Saturday, May 24, 2014

Must Beliefs Be Verified To Be Meaningful?


Verificationism is the belief that any meaningful statement must be empirically falsifiable or verifiable.  
     Antony Flew (b. 1923) offered his contribution to the falsification debate by arguing that religious statements must be empirically falsifiable in order to be cognitively meaningful.  He illustrated this view with a story of two explorers who found a beautiful flower garden in the middle of a clearing in a jungle.  One explorer believed that the tended garden was a clear indication that there must be a gardner tending to it, but the other explorer disagreed and stated that there was no gardner.  They began to empirically observe the garden and never found any evidence (other than the existence of the garden and its beauty) of the gardner’s existence.  The two explorers never saw him nor heard him in spite of various tests that were implemented to do so.  Flew’s conclusion was that since the gardner’s existence was not empirically verified then any claim of his existence must be considered cognitively meaningless and totally void of conceptual content.  My first response to Flew’s argument would kindly be to ask, “by what authority do you become the one to determine what is cognitively meaningful?”  Why should Flew get to be the one who regulates for everyone else what concepts provide meaning.  The response might be that he is merely applying a universal standard of meaning according to what is falsifiable.  To which one should respond by asking, “by what standard do you verify the falsifiability of your proposition?”  The falsificationist is offering a rule by which meaningful statements are to be measured which is itself not a falsifiable idea.  Flew concluded his article with this question, “What would have to occur or to have occurred to constitute for you a disproof of the love of, or the existence of, God?”  But the question should also be considered by the one asking in this manner, “What would have to occur or to have occurred to constitute for you a disproof of your proposition that meaningful statements must be empirically falsifiable?”  There is no way to empirically falsify such a statement and is therefore by its own definition a meaningless statement.  The argument which requires falsification in order to determine meaning is therefore a self-refuting argument.  

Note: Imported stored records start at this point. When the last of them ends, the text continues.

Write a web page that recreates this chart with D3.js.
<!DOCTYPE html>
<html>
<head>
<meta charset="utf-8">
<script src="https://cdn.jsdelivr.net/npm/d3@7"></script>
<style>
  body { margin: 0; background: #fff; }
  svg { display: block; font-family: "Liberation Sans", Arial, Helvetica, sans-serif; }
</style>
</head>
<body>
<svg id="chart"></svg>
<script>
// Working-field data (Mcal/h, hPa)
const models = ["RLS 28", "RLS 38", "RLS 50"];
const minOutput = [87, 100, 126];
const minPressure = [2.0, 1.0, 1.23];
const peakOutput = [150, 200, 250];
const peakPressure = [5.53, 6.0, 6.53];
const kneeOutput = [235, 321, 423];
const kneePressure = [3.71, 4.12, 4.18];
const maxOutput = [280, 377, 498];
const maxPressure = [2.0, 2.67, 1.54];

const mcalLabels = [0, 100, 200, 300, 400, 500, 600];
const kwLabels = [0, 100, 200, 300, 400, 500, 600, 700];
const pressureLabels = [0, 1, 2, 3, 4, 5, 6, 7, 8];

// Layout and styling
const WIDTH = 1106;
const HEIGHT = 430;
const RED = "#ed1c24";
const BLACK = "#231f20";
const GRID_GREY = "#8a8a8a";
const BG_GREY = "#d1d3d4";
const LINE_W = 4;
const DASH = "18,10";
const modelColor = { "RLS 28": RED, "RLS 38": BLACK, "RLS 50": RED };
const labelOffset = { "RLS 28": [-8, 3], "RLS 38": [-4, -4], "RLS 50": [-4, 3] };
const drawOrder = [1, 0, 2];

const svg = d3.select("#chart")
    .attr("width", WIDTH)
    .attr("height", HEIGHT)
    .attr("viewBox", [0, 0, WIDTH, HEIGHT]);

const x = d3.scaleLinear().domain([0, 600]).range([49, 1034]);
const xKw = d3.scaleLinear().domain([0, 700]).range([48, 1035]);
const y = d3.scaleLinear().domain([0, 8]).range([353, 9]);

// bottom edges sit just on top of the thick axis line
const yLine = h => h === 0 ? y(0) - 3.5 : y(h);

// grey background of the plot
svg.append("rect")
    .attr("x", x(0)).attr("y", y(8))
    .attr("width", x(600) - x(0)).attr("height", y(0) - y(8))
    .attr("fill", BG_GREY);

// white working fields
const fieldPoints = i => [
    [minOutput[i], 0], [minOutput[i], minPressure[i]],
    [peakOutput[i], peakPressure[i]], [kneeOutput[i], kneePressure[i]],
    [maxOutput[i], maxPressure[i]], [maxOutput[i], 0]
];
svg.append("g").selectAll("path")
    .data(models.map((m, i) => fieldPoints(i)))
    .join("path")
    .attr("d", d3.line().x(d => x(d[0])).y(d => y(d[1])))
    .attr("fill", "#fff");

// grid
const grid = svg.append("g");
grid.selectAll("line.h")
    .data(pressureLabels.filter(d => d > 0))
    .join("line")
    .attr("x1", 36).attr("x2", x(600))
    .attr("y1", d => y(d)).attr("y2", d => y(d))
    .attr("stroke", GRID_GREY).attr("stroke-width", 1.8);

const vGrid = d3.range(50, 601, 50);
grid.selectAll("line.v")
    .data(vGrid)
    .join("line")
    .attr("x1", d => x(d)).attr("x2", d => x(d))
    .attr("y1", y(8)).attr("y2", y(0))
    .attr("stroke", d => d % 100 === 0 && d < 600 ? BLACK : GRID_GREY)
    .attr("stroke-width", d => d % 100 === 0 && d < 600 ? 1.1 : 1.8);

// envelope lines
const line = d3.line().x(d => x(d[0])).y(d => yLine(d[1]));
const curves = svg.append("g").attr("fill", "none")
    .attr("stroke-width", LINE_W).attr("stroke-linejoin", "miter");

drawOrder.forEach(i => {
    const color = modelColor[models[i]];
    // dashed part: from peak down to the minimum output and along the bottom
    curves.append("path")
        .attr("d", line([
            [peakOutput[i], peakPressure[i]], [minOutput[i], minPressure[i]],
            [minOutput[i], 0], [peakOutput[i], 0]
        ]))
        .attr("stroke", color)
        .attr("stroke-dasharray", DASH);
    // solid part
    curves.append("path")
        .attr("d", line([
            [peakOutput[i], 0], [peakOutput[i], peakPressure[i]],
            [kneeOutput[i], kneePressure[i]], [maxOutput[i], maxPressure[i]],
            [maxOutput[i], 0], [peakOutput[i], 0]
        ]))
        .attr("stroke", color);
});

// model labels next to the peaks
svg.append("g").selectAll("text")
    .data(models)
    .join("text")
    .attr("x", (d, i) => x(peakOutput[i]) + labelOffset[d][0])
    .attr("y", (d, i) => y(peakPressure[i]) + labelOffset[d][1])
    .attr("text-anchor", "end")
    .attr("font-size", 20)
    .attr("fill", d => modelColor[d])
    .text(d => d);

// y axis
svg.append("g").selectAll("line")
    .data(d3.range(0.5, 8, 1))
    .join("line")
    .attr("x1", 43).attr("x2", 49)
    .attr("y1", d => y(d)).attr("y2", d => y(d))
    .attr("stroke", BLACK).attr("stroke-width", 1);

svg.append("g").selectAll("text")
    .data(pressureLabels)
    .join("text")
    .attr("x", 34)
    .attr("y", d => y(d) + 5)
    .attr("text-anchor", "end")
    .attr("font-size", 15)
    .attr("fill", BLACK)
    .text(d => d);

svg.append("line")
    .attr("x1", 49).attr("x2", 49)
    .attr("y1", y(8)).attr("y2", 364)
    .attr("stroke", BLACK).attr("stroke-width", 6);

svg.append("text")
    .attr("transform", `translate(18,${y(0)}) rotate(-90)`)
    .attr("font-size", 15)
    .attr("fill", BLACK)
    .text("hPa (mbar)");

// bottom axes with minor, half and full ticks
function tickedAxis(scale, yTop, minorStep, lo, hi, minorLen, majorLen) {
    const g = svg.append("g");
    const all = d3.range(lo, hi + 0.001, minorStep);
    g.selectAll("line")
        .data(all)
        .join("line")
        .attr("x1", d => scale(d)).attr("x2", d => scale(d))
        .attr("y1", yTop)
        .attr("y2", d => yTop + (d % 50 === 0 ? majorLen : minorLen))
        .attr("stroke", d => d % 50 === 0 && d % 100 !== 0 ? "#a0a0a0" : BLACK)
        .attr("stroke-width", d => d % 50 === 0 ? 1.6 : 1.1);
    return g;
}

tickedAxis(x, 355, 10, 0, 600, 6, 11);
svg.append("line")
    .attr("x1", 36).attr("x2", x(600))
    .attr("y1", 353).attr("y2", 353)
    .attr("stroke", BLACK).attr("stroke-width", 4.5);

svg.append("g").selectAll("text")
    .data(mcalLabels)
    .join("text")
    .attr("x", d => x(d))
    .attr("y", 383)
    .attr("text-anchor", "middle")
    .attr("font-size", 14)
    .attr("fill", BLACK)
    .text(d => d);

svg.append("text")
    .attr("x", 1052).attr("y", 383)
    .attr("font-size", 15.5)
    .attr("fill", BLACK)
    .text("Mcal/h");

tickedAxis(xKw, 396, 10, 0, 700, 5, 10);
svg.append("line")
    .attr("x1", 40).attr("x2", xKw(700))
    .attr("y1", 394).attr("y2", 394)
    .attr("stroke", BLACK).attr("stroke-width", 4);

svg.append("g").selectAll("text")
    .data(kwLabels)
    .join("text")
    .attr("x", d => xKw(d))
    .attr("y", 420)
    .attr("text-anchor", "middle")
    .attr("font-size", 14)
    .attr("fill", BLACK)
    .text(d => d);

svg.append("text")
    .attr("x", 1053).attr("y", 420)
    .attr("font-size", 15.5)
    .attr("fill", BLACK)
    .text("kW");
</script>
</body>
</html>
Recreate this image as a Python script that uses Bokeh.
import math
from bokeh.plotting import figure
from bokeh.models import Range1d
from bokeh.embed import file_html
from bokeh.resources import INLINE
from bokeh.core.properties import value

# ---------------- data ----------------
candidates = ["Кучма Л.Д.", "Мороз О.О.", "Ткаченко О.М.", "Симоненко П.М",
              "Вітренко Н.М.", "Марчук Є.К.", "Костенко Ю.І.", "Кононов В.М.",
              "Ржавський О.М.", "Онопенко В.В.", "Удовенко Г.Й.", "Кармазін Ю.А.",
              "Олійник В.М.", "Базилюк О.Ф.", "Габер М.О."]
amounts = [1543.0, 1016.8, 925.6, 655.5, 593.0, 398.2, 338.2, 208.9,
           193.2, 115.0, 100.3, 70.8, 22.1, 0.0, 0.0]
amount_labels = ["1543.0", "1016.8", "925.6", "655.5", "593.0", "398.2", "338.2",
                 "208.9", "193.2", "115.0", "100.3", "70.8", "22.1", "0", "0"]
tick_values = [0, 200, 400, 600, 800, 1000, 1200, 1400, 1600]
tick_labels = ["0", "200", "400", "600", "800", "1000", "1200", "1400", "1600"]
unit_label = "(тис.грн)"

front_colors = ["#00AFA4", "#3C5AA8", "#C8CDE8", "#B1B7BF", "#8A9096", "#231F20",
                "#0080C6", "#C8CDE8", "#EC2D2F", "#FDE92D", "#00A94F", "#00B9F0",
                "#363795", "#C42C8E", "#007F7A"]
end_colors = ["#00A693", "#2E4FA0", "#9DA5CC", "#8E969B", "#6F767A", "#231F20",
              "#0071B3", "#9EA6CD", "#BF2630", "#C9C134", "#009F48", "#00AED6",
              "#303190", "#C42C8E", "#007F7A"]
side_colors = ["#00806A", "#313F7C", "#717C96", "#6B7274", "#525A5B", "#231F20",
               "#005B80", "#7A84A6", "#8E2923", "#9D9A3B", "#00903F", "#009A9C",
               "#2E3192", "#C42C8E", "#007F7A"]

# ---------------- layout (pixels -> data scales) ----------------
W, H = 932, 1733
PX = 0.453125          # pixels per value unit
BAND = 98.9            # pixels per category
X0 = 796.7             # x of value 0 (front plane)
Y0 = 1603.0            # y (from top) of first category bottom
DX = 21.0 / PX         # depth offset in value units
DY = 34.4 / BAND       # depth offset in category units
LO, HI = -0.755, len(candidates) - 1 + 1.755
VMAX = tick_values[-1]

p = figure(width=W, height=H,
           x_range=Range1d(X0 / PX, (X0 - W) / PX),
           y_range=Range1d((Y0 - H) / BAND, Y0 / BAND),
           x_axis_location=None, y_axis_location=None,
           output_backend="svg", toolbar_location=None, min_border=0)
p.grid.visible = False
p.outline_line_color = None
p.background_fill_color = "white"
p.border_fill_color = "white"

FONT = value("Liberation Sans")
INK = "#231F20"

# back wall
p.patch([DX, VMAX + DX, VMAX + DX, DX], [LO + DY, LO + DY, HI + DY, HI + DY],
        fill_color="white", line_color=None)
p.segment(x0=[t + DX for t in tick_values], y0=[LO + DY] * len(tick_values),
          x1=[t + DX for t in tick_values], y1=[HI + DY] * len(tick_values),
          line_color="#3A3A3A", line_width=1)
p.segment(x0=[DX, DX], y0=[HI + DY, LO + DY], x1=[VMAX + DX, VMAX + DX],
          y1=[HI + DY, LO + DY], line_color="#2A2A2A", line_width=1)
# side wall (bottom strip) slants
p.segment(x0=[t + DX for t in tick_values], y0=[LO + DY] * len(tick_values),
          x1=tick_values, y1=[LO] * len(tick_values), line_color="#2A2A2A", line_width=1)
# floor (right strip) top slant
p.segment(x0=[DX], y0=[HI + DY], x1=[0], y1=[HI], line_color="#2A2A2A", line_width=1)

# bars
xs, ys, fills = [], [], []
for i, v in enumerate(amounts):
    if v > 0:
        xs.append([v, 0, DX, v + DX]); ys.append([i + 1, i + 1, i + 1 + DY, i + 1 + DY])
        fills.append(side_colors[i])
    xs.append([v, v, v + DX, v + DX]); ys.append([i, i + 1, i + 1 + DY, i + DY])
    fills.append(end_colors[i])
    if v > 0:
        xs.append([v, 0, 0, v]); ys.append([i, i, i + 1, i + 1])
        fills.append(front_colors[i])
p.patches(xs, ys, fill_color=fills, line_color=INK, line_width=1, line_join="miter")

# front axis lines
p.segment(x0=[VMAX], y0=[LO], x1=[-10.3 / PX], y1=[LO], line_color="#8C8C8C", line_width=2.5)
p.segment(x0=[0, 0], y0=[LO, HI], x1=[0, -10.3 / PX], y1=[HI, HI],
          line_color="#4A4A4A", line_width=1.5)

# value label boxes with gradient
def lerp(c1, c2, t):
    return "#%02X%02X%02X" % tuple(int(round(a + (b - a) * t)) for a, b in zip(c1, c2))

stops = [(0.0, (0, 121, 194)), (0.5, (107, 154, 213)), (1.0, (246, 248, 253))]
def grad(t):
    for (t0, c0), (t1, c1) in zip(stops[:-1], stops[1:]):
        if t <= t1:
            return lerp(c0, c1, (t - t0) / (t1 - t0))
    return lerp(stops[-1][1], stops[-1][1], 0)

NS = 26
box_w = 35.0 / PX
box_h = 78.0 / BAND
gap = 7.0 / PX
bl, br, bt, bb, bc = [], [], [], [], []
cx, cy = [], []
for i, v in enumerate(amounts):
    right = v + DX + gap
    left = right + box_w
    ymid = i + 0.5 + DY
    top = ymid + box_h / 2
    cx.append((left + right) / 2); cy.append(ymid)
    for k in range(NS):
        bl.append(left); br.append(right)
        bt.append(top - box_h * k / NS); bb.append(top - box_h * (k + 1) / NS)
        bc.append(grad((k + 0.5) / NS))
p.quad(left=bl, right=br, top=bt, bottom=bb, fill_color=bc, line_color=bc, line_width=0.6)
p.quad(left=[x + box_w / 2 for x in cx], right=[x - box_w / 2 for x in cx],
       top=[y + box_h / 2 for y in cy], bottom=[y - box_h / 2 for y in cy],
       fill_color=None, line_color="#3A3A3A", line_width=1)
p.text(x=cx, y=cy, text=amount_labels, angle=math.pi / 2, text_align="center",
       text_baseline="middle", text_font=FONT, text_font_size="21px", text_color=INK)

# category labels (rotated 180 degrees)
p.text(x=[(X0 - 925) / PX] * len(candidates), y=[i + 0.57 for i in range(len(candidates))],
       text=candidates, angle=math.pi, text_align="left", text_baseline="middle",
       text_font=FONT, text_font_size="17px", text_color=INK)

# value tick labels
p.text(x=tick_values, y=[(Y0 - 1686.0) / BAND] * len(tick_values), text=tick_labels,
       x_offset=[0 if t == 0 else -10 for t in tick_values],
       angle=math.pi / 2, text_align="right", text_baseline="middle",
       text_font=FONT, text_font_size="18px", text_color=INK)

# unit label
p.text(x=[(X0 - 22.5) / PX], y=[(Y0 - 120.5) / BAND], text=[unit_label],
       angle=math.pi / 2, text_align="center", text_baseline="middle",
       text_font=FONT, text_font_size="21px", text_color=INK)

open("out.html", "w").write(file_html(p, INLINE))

The self-refuting nature of falsificationism is interesting enough but that’s not really my point.  I wish to point out that each of the explorers in the story were making decisions of faith.  The believer chose to believe that the best conclusion of the data presented was to affirm the presence of the gardner or better yet, maybe he just believed in the existence of the gardner and therefore interpreted the maintenance of the garden as further proof of the gardner’s existence.  He believed it to be so.  The unbeliever also chose to believe that there was no gardner.  He believed that the lack of verification during his empirical observations indicated that there was no gardner, or possibly he believed already that there was no gardner and found no reason to adjust his belief based upon a lack of verifiable evidence (in spite of the curiously obvious planting and maintenance of the garden).  He believed it to be so.  Both made decisions based on faith.  The role of faith in the metaphysical presupposition underlying falsificationism is that one’s ability to falsify is reliable.  It is an assertion of faith to presume that one’s ability to process data empirically is a dependable exercise.  My intent is not necessarily to criticize processing data empirically, but merely to point out that it ultimately involves assertions of faith.
Another example of falsification has been offered by A.J. Ayer who wrote, “A sentence is factually significant to any given person, if and only if, he knows how to verify the proposition which it purports to express.”  The key phrase is “knows how to verify” which indicates the meaningfulness of a proposition depends upon the ability of the given person’s ability to verify such a statement.  The subjectivity of such a statement reveals its inconsistency.  A small child knows not how to verify the provision of her mother but she certainly finds tremendous meaning in that provision.  The reply may be that this is too simplistic and childlike of an objection, but that would miss Ayer’s point.  Ayer’s point is exactly that the significance of a statement depends upon the person knowing how to verify its propositional expression.  The inconsistency may not matter to Ayer considering his other views that “psychological states are irreducibly mental and the self is just a bundle at a time and a series through time of discrete, otherwise ownerless mental states (feelings of pain, thoughts of lunch, desires for love).”
  These “ownerless mental states” involving such significant events as the feeling of pain and the desire for love may not have created trouble for Ayer but for most of the rest of us these are meaningful and not “ownerless” states.  Again this expression of falsification is self-refuting but in another fashion.  If the significance of a statement is found only in the ability of a person to verify the statement then what happens when two or more people offer contradictory statements that they each consider to be meaningfully verified.  Who determines which person gets to be the referee of such a contest?  Why should Ayer’s statement that it is meaningless to say that God does or does not exist be any more or less significant than my statement that God does exist?  His quest for falsification cannot be falsified and is therefore an expression of faith developed from certain metaphysical presuppositions.  It is an expression of faith in man’s ability to build rational arguments upon empirically observed data but also an expression of faith in man’s ability to falsify statements according to what is not even falsifiable.